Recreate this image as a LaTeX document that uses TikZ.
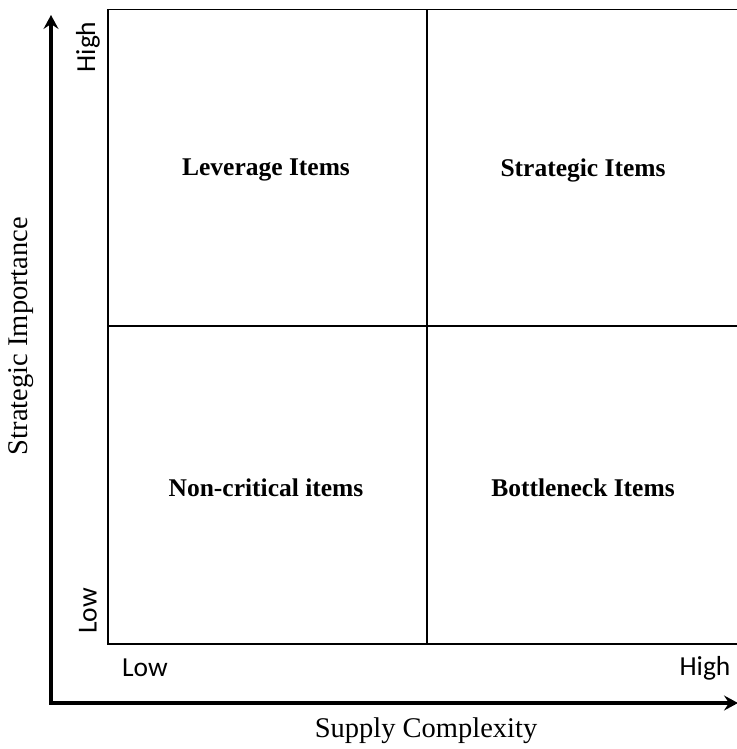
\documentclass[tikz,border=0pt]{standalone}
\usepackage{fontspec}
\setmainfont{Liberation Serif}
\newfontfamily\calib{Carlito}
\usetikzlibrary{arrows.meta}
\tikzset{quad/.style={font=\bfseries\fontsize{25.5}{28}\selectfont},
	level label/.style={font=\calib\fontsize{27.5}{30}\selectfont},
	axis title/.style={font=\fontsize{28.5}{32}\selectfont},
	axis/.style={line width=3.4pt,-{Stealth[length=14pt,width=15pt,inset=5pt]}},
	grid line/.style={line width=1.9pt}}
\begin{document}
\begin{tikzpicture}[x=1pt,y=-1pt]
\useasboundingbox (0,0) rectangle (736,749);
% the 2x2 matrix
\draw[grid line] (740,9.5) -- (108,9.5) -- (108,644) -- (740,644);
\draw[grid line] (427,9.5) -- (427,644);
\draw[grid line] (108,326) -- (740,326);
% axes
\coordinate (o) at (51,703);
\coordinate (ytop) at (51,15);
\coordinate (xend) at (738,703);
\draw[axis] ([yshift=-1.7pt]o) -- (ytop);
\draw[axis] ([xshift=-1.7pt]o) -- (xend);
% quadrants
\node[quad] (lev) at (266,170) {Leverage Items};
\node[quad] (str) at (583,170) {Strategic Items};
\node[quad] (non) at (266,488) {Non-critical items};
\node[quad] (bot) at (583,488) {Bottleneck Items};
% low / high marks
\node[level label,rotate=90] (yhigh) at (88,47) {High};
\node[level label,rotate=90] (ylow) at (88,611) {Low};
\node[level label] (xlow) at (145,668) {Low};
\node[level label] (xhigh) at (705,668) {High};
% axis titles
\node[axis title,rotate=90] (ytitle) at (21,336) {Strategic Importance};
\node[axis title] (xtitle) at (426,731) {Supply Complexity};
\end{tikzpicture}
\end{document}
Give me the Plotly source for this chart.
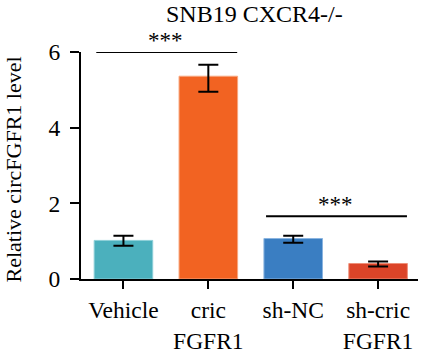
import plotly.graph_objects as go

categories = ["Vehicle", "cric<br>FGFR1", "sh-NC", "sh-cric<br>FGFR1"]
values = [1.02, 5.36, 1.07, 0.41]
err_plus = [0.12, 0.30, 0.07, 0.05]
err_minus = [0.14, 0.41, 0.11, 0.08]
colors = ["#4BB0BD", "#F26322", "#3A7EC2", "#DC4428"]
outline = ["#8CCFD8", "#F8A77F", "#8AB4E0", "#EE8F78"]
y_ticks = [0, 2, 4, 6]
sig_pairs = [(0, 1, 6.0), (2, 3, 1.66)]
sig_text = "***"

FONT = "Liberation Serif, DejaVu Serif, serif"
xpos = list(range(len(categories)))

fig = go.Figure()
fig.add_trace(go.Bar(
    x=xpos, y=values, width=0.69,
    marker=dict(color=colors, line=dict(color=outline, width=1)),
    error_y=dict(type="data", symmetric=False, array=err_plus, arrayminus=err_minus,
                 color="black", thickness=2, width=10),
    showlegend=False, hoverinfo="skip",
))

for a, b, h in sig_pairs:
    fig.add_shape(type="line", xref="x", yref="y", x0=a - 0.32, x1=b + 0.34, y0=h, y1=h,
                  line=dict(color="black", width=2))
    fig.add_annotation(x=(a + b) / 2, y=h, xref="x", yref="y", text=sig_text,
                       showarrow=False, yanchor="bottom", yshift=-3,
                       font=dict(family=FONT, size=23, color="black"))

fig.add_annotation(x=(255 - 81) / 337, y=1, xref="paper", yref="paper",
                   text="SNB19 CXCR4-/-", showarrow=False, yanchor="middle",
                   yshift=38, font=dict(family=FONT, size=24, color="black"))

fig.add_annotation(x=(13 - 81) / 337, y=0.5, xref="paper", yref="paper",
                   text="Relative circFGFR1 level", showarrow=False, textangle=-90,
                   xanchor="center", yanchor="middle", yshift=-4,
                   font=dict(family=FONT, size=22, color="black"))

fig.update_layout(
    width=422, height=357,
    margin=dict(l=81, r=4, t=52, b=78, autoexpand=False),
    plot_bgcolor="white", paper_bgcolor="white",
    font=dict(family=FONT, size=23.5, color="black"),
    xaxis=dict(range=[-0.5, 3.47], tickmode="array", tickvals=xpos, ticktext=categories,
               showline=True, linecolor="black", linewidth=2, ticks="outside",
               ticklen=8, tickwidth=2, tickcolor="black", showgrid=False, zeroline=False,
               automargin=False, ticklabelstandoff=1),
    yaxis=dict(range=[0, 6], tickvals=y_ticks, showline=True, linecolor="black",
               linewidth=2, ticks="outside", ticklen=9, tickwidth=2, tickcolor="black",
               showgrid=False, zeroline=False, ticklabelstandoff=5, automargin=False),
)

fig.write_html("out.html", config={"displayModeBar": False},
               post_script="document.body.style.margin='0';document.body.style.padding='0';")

━━━━━━━━━━━━━━━━━━━━━━━━━━━━━━

> [Problem requirements]:
Could you repeat all of the material exactly? Pictures should not be copied.

> [Completed exercise]:
Recreate this image as a LaTeX document that uses TikZ.
\documentclass[tikz,border=0pt]{standalone}
\usepackage{fontspec}
\setmainfont{Liberation Serif}
\newfontfamily\calib{Carlito}
\usetikzlibrary{arrows.meta}
\tikzset{quad/.style={font=\bfseries\fontsize{25.5}{28}\selectfont},
	level label/.style={font=\calib\fontsize{27.5}{30}\selectfont},
	axis title/.style={font=\fontsize{28.5}{32}\selectfont},
	axis/.style={line width=3.4pt,-{Stealth[length=14pt,width=15pt,inset=5pt]}},
	grid line/.style={line width=1.9pt}}
\begin{document}
\begin{tikzpicture}[x=1pt,y=-1pt]
\useasboundingbox (0,0) rectangle (736,749);
% the 2x2 matrix
\draw[grid line] (740,9.5) -- (108,9.5) -- (108,644) -- (740,644);
\draw[grid line] (427,9.5) -- (427,644);
\draw[grid line] (108,326) -- (740,326);
% axes
\coordinate (o) at (51,703);
\coordinate (ytop) at (51,15);
\coordinate (xend) at (738,703);
\draw[axis] ([yshift=-1.7pt]o) -- (ytop);
\draw[axis] ([xshift=-1.7pt]o) -- (xend);
% quadrants
\node[quad] (lev) at (266,170) {Leverage Items};
\node[quad] (str) at (583,170) {Strategic Items};
\node[quad] (non) at (266,488) {Non-critical items};
\node[quad] (bot) at (583,488) {Bottleneck Items};
% low / high marks
\node[level label,rotate=90] (yhigh) at (88,47) {High};
\node[level label,rotate=90] (ylow) at (88,611) {Low};
\node[level label] (xlow) at (145,668) {Low};
\node[level label] (xhigh) at (705,668) {High};
% axis titles
\node[axis title,rotate=90] (ytitle) at (21,336) {Strategic Importance};
\node[axis title] (xtitle) at (426,731) {Supply Complexity};
\end{tikzpicture}
\end{document}
Give me the Plotly source for this chart.
import plotly.graph_objects as go

categories = ["Vehicle", "cric<br>FGFR1", "sh-NC", "sh-cric<br>FGFR1"]
values = [1.02, 5.36, 1.07, 0.41]
err_plus = [0.12, 0.30, 0.07, 0.05]
err_minus = [0.14, 0.41, 0.11, 0.08]
colors = ["#4BB0BD", "#F26322", "#3A7EC2", "#DC4428"]
outline = ["#8CCFD8", "#F8A77F", "#8AB4E0", "#EE8F78"]
y_ticks = [0, 2, 4, 6]
sig_pairs = [(0, 1, 6.0), (2, 3, 1.66)]
sig_text = "***"

FONT = "Liberation Serif, DejaVu Serif, serif"
xpos = list(range(len(categories)))

fig = go.Figure()
fig.add_trace(go.Bar(
    x=xpos, y=values, width=0.69,
    marker=dict(color=colors, line=dict(color=outline, width=1)),
    error_y=dict(type="data", symmetric=False, array=err_plus, arrayminus=err_minus,
                 color="black", thickness=2, width=10),
    showlegend=False, hoverinfo="skip",
))

for a, b, h in sig_pairs:
    fig.add_shape(type="line", xref="x", yref="y", x0=a - 0.32, x1=b + 0.34, y0=h, y1=h,
                  line=dict(color="black", width=2))
    fig.add_annotation(x=(a + b) / 2, y=h, xref="x", yref="y", text=sig_text,
                       showarrow=False, yanchor="bottom", yshift=-3,
                       font=dict(family=FONT, size=23, color="black"))

fig.add_annotation(x=(255 - 81) / 337, y=1, xref="paper", yref="paper",
                   text="SNB19 CXCR4-/-", showarrow=False, yanchor="middle",
                   yshift=38, font=dict(family=FONT, size=24, color="black"))

fig.add_annotation(x=(13 - 81) / 337, y=0.5, xref="paper", yref="paper",
                   text="Relative circFGFR1 level", showarrow=False, textangle=-90,
                   xanchor="center", yanchor="middle", yshift=-4,
                   font=dict(family=FONT, size=22, color="black"))

fig.update_layout(
    width=422, height=357,
    margin=dict(l=81, r=4, t=52, b=78, autoexpand=False),
    plot_bgcolor="white", paper_bgcolor="white",
    font=dict(family=FONT, size=23.5, color="black"),
    xaxis=dict(range=[-0.5, 3.47], tickmode="array", tickvals=xpos, ticktext=categories,
               showline=True, linecolor="black", linewidth=2, ticks="outside",
               ticklen=8, tickwidth=2, tickcolor="black", showgrid=False, zeroline=False,
               automargin=False, ticklabelstandoff=1),
    yaxis=dict(range=[0, 6], tickvals=y_ticks, showline=True, linecolor="black",
               linewidth=2, ticks="outside", ticklen=9, tickwidth=2, tickcolor="black",
               showgrid=False, zeroline=False, ticklabelstandoff=5, automargin=False),
)

fig.write_html("out.html", config={"displayModeBar": False},
               post_script="document.body.style.margin='0';document.body.style.padding='0';")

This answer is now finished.